Kwes.’ new album, ilp., is an immersive experience. It begins with “purplehands”, a soundscape created out of found and captured sounds that have been processed and manipulated, and then added to with lingering musical notes. An aural walk in an urban park, complete with honking geese and hissing swans, this track morphs to become a song that is laced with memory and experiences.
Something of a protégé, Kwes., or Kwesi Sey, has worked with such musical luminaries as Bobby Womack, Damon Albarn and Micachu. However, in a touch that signifies this artist’s commitment to the personal and private, the biographical material accompanying this release informs us that his musical journey was kickstarted by a gift of a keyboard from his grandmother. A keyboard that he still uses. I find this emphasis entirely appropriate: ilp. is an album of personal ballads. Touching, intimate, engaging but always surprising and intuitively odd, each track is like a memento. Backwards echoes and unconventional multilayering effects offset charming and traditionally framed tunes that are sung, sometimes in a crooning, sometimes in a soulful voice. Behind classic phrasing and homespun lyrics, a palette of tampered, tempered and distorted sounds make up the musical accompaniment. Whether it is the childhood sweetheart recollections of “rollerblades”; the elegant and apparently analogous songwriting of “cablecar”; or the gospel clap and soulful elegy to an out of reach beauty that is “flower” — this combination of both “pop and mad sounds” delivers an album that is both highly listenable and unexpectedly strange, without ever becoming overly obtuse.

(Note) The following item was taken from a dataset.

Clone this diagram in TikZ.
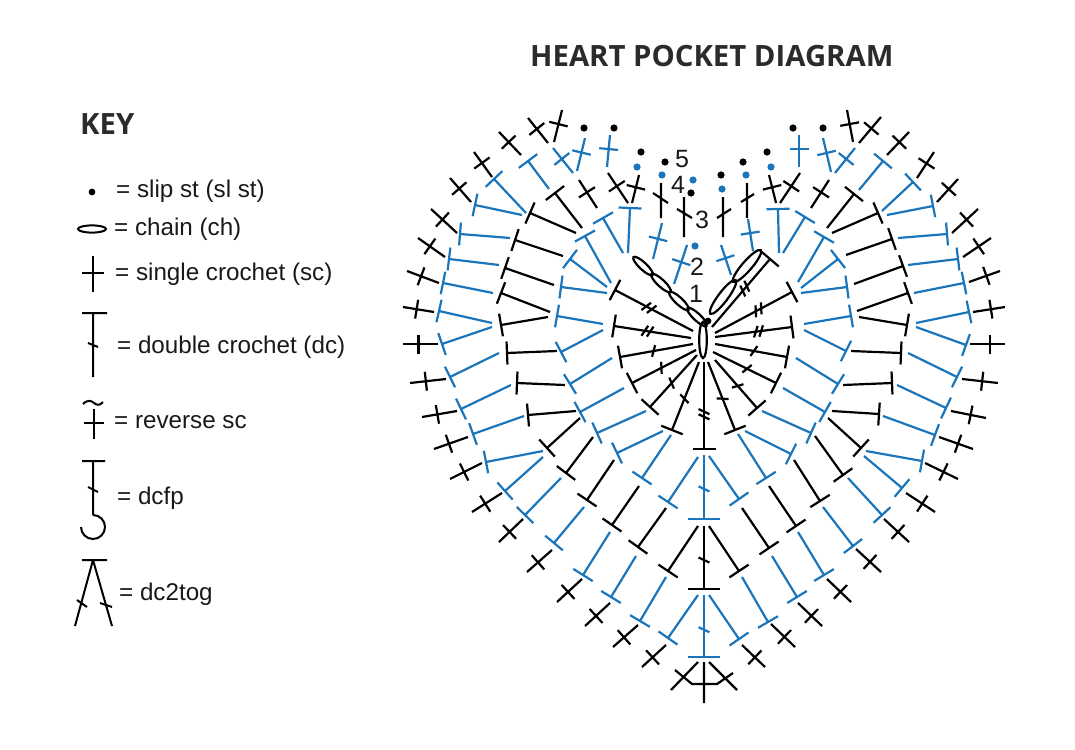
\documentclass[tikz,border=0pt]{standalone}
\usepackage{fontspec}
\setmainfont{Liberation Sans}
\newfontfamily\headfont{Open Sans}
\usepackage{xcolor}
\usetikzlibrary{calc}

\definecolor{rowblue}{HTML}{1B75BB}
\definecolor{headgray}{HTML}{2B2B2D}

% stitches: base x, base y, top x, top y
\newcommand{\dcst}[4]{\draw (#1,#2) -- (#3,#4) ($(#3,#4)!11.5pt!90:(#1,#2)$) -- ($(#3,#4)!11.5pt!-90:(#1,#2)$);}
\newcommand{\scst}[4]{%
  \coordinate (m) at ($(#1,#2)!.56!(#3,#4)$);
  \draw (#1,#2) -- (#3,#4) ($(m)!9.5pt!90:(#3,#4)$) -- ($(m)!9.5pt!-90:(#3,#4)$);}
\newcommand{\tickst}[5]{%
  \coordinate (m) at ($(#1,#2)!#5!(#3,#4)$);
  \draw ($(m)!6pt!65:(#3,#4)$) -- ($(m)!6pt!-115:(#3,#4)$);}

\begin{document}
\begin{tikzpicture}[
  x=1pt, y=-1pt,
  stitch/.style={line width=2.2pt},
  blackrow/.style={stitch, black},
  bluerow/.style={stitch, rowblue},
  keyline/.style={line width=2pt, black},
  keytext/.style={anchor=base west, font=\fontsize{24.2}{28}\selectfont, text=black!90, inner sep=0pt},
  rownum/.style={font=\fontsize{25}{28}\selectfont, text=black!90, inner sep=0pt},
  heading/.style={anchor=base west, inner sep=0pt, text=headgray, font=\headfont\bfseries\fontsize{29.3}{32}\selectfont},
]
\useasboundingbox (0,0) rectangle (1075,749);

% titles
\node[heading] (title) at (530,67) {HEART POCKET DIAGRAM};
\node[heading] (keytitle) at (80,134) {KEY};

% key
\fill (92,192) circle (3.4);
\draw[keyline] (92,229) ellipse (14 and 3.6);
\draw[keyline] (93,256) -- (93,292) (82,273) -- (104,273);
\draw[keyline] (82,313) -- (107,313) (93,313) -- (93,377) (88,343) -- (98,347);
\draw[keyline] (83,404) .. controls (88,399) and (92,401) .. (94,403) .. controls (96,405) and (100,406) .. (103,402);
\draw[keyline] (94,409) -- (94,439) (84,423) -- (104,423);
\draw[keyline] (82,461) -- (105,461) (93,461) -- (93,515) (88,487) -- (98,492);
\draw[keyline] (93,515) arc (-90:180:12);
\draw[keyline] (82,560) -- (107,560) (93,560) -- (75,626) (93,560) -- (112,626);
\draw[keyline] (77,600) -- (87,607) (100,603) -- (112,607);
\node[keytext] (slip) at (116,197) {= slip st (sl st)};
\node[keytext] (chain) at (114,235) {= chain (ch)};
\node[keytext] (single) at (115,280) {= single crochet (sc)};
\node[keytext] (double) at (117,353) {= double crochet (dc)};
\node[keytext] (reverse) at (114,428) {= reverse sc};
\node[keytext] (dcfp) at (117,504) {= dcfp};
\node[keytext] (tog) at (119,600) {= dc2tog};

% row numbers
\node[rownum] (num5) at (682,159) {5};
\node[rownum] (num4) at (678,185) {4};
\node[rownum] (num3) at (702,220) {3};
\node[rownum] (num2) at (697,267) {2};
\node[rownum] (num1) at (696,294) {1};

% row 1
\begin{scope}[blackrow]
\foreach \bx/\by/\tx/\ty in {693/331/615/290, 691/338/614/326, 715/333/792/292, 715/337/792/327, 712/327/770/259} {
  \dcst{\bx}{\by}{\tx}{\ty}
  \tickst{\bx}{\by}{\tx}{\ty}{.53}
  \tickst{\bx}{\by}{\tx}{\ty}{.6}
}
\foreach \bx/\by/\tx/\ty in {693/344/620/357, 696/350/632/383, 697/355/650/407, 699/362/672/430, 715/344/787/357, 713/352/776/383, 715/360/757/408, 708/362/735/430} {
  \dcst{\bx}{\by}{\tx}{\ty}
  \tickst{\bx}{\by}{\tx}{\ty}{.54}
}
\dcst{704}{362}{704}{449}
\tickst{704}{362}{704}{449}{.57}
\tickst{704}{362}{704}{449}{.63}
% chains
\foreach \cx/\cy in {643/266, 661/283, 679/301, 697/317}
  \draw[rotate around={-43:(\cx,\cy)}] (\cx,\cy) ellipse (13 and 3.6);
\draw[rotate around={53:(723,297)}] (723,297) ellipse (21 and 4.8);
\draw[rotate around={49:(747,266)}] (747,266) ellipse (21 and 4.8);
\draw (703,340) ellipse (3.8 and 18);
\fill (708,321) circle (3.4);
\end{scope}

% row 2
\begin{scope}[bluerow]
\foreach \bx/\by/\tx/\ty in {628/253/630/208, 623/253/603/218, 611/283/585/236, 607/287/570/259, 607/293/561/287, 603/324/557/316, 603/330/561/352, 612/358/570/384, 624/388/580/412, 646/411/597/433, 663/431/617/453, 671/435/642/478, 698/457/668/502,
  779/253/778/209, 783/253/805/217, 798/282/824/237, 801/288/838/259, 801/293/847/287, 804/324/851/316, 804/330/846/351, 796/358/838/384, 783/388/825/412, 762/411/811/433, 745/431/791/454, 738/434/766/478, 709/456/739/499}
  \dcst{\bx}{\by}{\tx}{\ty};
\foreach \bx/\by/\tx/\ty in {653/259/662/223, 674/284/687/245, 731/275/721/245, 753/251/748/219}
  \scst{\bx}{\by}{\tx}{\ty};
\draw (704,455) -- (704,519) (688,519) -- (720,519);
\tickst{704}{455}{704}{519}{.53}
\foreach \dx/\dy in {695/246, 637/167, 662/175, 693/180, 722/189, 746/175, 771/167}
  \fill (\dx,\dy) circle (3.6);
\end{scope}

% row 3
\begin{scope}[blackrow]
\foreach \bx/\by/\tx/\ty in {582/228/555/193, 576/233/530/213, 563/256/515/240, 554/285/505/268, 550/312/501/293, 548/317/501/325, 557/351/507/353, 565/385/517/383, 576/411/528/415, 580/418/547/448, 593/437/566/473, 614/460/587/500, 639/486/612/525, 666/508/638/547, 698/526/668/571,
  827/228/854/194, 832/233/878/213, 846/255/892/239, 854/284/903/266, 857/311/908/293, 859/317/907/325, 851/351/901/353, 843/385/892/383, 832/411/879/414, 828/418/861/448, 815/436/843/475, 794/460/820/501, 769/486/796/526, 742/508/769/548, 709/526/739/571}
  \dcst{\bx}{\by}{\tx}{\ty};
\foreach \bx/\by/\tx/\ty in {597/208/579/180, 628/203/608/173, 632/203/639/175, 776/203/769/175, 780/203/800/173, 811/208/829/180}
  \scst{\bx}{\by}{\tx}{\ty};
% slanted bars beside the numbers
\foreach \bx/\by/\tx/\ty/\ax/\ay/\cx/\cy in {661/218/661/183/653/193/668/203, 684/237/684/197/677/209/692/218, 723/237/723/197/717/218/731/209, 747/218/747/183/741/202/754/194}
  \draw (\bx,\by) -- (\tx,\ty) (\ax,\ay) -- (\cx,\cy);
\draw (704,526) -- (704,589) (688,589) -- (720,589);
\tickst{704}{526}{704}{589}{.54}
\foreach \dx/\dy in {641/152, 665/162, 691/193, 721/175, 743/162, 767/152}
  \fill (\dx,\dy) circle (3.6);
\end{scope}

% row 4
\begin{scope}[bluerow]
\foreach \bx/\by/\tx/\ty in {549/189/528/161, 526/213/494/179, 522/215/475/205, 510/238/460/234, 499/265/449/259, 493/293/443/283, 492/323/439/311, 492/327/442/344, 499/353/450/377, 511/385/461/409, 524/416/473/434, 543/451/486/462, 543/457/505/491, 561/478/525/515, 584/507/554/543, 610/532/583/575, 636/556/611/597, 666/577/640/621, 698/595/668/638,
  859/190/883/161, 882/211/913/182, 887/215/933/206, 898/238/947/234, 908/265/958/259, 914/293/964/283, 916/323/969/312, 916/327/966/345, 908/353/957/377, 897/385/946/408, 883/416/935/435, 866/451/922/461, 864/456/902/488, 848/478/882/515, 823/507/853/546, 798/532/824/575, 772/556/797/597, 742/577/768/622, 709/595/739/639}
  \dcst{\bx}{\by}{\tx}{\ty};
\foreach \bx/\by/\tx/\ty in {607/167/610/135, 577/171/585/138, 573/173/553/148, 799/167/799/135, 831/172/823/138, 835/173/855/148}
  \scst{\bx}{\by}{\tx}{\ty};
\draw (704,595) -- (704,657) (688,657) -- (720,657);
\tickst{704}{595}{704}{657}{.56}
\end{scope}

% row 5
\begin{scope}[blackrow]
\foreach \bx/\by/\tx/\ty in {554/142/562/110, 548/143/528/118, 521/155/499/132, 492/177/474/152, 471/202/450/178, 457/233/431/209, 445/257/418/238, 439/283/407/271, 434/312/403/307, 438/344/403/344, 446/379/410/383, 457/411/422/417, 468/437/434/449, 482/463/450/479, 502/493/472/512, 523/519/499/542, 552/550/527/572, 582/579/557/602, 610/603/585/626, 638/625/613/647, 666/645/642/667,
  853/142/847/110, 859/143/881/117, 887/155/909/132, 917/178/934/152, 937/202/958/179, 952/233/978/209, 963/257/991/238, 969/282/1000/271, 973/312/1005/307, 970/344/1005/344, 962/379/998/383, 951/411/986/418, 939/437/973/449, 925/463/958/479, 906/493/935/512, 884/519/909/542, 856/549/881/572, 827/579/851/602, 798/603/822/626, 771/624/795/647, 742/645/765/667}
  \scst{\bx}{\by}{\tx}{\ty};
\foreach \dx/\dy in {584/128, 614/128, 793/128, 823/128}
  \fill (\dx,\dy) circle (3.6);
% bottom point
\draw (704,662) -- (704,703) (698,662) -- (671,690) (709,662) -- (737,690);
\draw (675,670) -- (692,684) -- (717,684) -- (733,673);
\end{scope}

\end{tikzpicture}
\end{document}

With influences as wide-ranging as Scott Walker, Missy Elliot, Frank Zappa, Joni Mitchell and Deerhoof, Kwes. has a firm understanding of both the craft of songwriting and the need to avoid the mundane. Labeling his musical project as “freepop”, he is clearly determined to avoid the limitations of established genres. Essentially though — and this comes across in his music — he describes himself as being “just a lover of music”.
Memory is one of the most important and fundamental drivers of creative expression. However, the key role it plays is also centrally dictated by the whimsical and fugitive nature of recollection. In his novel, Vie d’Henry Brulard, the French novelist Henri Stendhal articulates the difficulties inherent in recapturing autobiographical detail and memories from years gone by. Those discoveries that “are like great fragments of fresco on a wall, which, long forgotten, reappear suddenly, and by the side of these well-preserved fragments… great gaps where there’s nothing to be seen…” Kwes. has understood this and seeks to recreate, or better still evoke, the nature of memory by conjuring a palimpsestic record at the core of which is an understanding of the role of the sentimental in our relationship with the past.
It is the sentimental that fills in those missing segments and allows for the partial to become apparently whole. Bonded to his own past of parents’ voices, of his father playing jazz records whilst his mother watched Coronation Street, and their playful arguments, Kwes. makes music that is unashamedly domestic in its perspectives but powerfully universal in its aims. Almost novelistic in intent, though without a direct narrative thread, ilp. is both an engram and an ode: it is his memory, observation and interpretation of love and family life. There is innocence here, but it is an innocence recalled from a position of sophisticated understanding for the purpose of pleasure.